The special meeting was livestreamed on the school district’s YouTube page and comes the day after a Texas House committee released a 77-page report on its findings of the May 24 mass shooting, along with video of law enforcement response that day.

Harrell said he welcomed the report.

“It was very thorough, provided a lot of detailed information, gave us some very concrete information and elements to consider in our decision-making moving forward and for us to implement,” he said.

He said they are already working on some, like trying to find days for staff to undergo social and emotional learning, putting up a new, eight-foot fence on each campus;, replacing and/or adding some doors, creating entry points on campuses that don’t have them and installing cameras this week.

“The House report will help us in our decision-making as we move forward,” Harrell said.

Some wanted to know why these weren’t done before the mass shooting.

Our kids’ first line of defense against intruders, against an outside threat, failed to lock. Why are we even here talking about this?

Rachel Martinez, mother of four Uvalde CISD students

“This failure falls on all of you,” Martinez added.

Sunday’s special House committee report found in March, school administrators got a report from the teacher in room 111 that his classroom door was not always locking. That’s the room the shooter entered just two months later.

On May 24, the report said no one had locked any of the three exterior doors to the west building of Robb Elementary — a violation of school policy. As a result, the attacker had unimpeded access to enter the building, continuing into adjoining rooms 111 and 112. There was no evidence he forced entry into room 111, indicating the door was also unlocked.

“I was not aware that that lock was not working,” Harrell told Cross.

“You’re the superintendent. You’re top dog, correct?” Cross replied.

“Yes,” Harrell said.

“So, you should know what’s going on in your schools?” Cross said.

“Correct,” said Harrell.

“Why don’t you?” said Cross.

Among school security concerns, the report found there was a “regrettable culture of noncompliance by school personnel who frequently propped doors open and deliberately circumvented locks.”

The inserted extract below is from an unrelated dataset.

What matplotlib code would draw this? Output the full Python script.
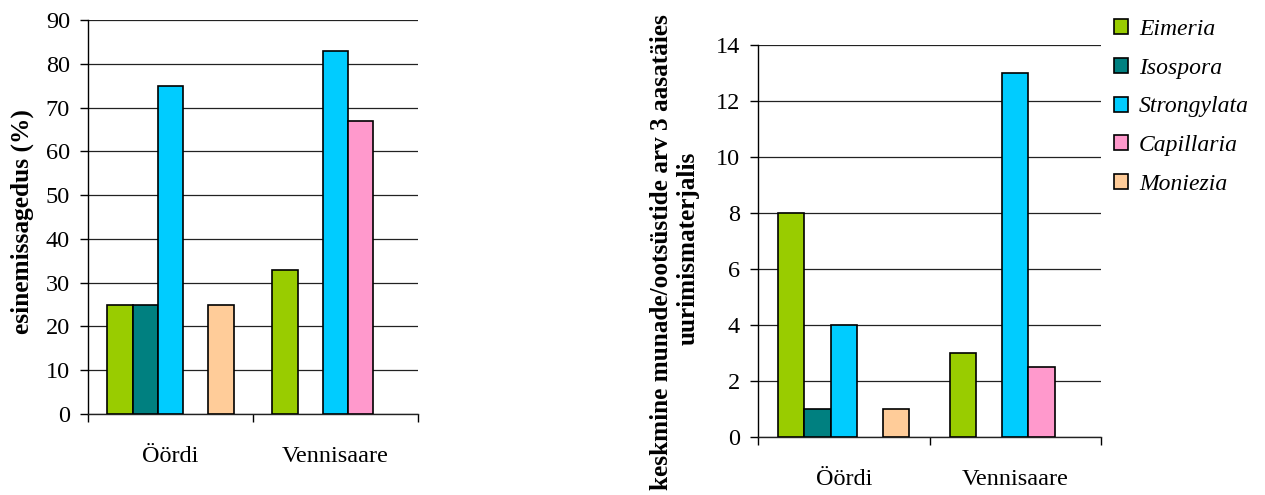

One factor behind that relaxed vigilance, the report indicated, is security alerts and lockdowns were frequent. There were 47 events since late February of this year. Around 90% of those calls were due to “bailouts” when officers chase a car with suspected undocumented immigrants, who then purposely crash and run away to avoid being arrested.

According to the report, Uvalde CISD parents became so concerned at one point they offered to hire off-duty police to supplement school police officers. Now, they want the current officers fired.

“You need to clean house. You need to start from zero. Hire experienced, trained officers,” Martinez said.

She and others joined Arreola in saying they aren’t willing to send their kids back to school until they see changes are made.

“My daughter, Layla, is so terrified of the thought of having to return to school in just a few short weeks that she comes to tears,” Martinez said. “My children are not mentally prepared to return to campus, and my husband and I are unwilling to send them.”

“This was the last dress that … all my friends saw me on. Most of those kids were my friends,” said one student. “And I don’t want to go to your guys’ school if you don’t have protection.”

“What are you going to do to make sure I don’t have to wait 77 minutes, bleeding out on my classroom floor, just like my little sister did?”

Jazmin Cazares, incoming Uvalde CISD senior who lost her sister during the massacre

“Your schools — they suck. They’re not secure. And we’re not sending our kids back. Build us a new school, 911 status,” said her mother.

Harrell said he’s requested the postponement of the first day of school to after Labor Day to give the district time to make security upgrades. He told families if changes aren’t finished by then, they’ll hold another meeting to decide what to do next.

When asked if virtual learning will be an option, Harrell said structures have to be in place, but they’re looking into it.

“How am I supposed to come back to this school?” said Jazmin Cazares, an incoming senior who lost her sister during the massacre. “What are you guys going to do to make sure I don’t have to watch my friends die? What are you going to do to make sure I don’t have to wait 77 minutes, bleeding out on my classroom floor, just like my little sister did?”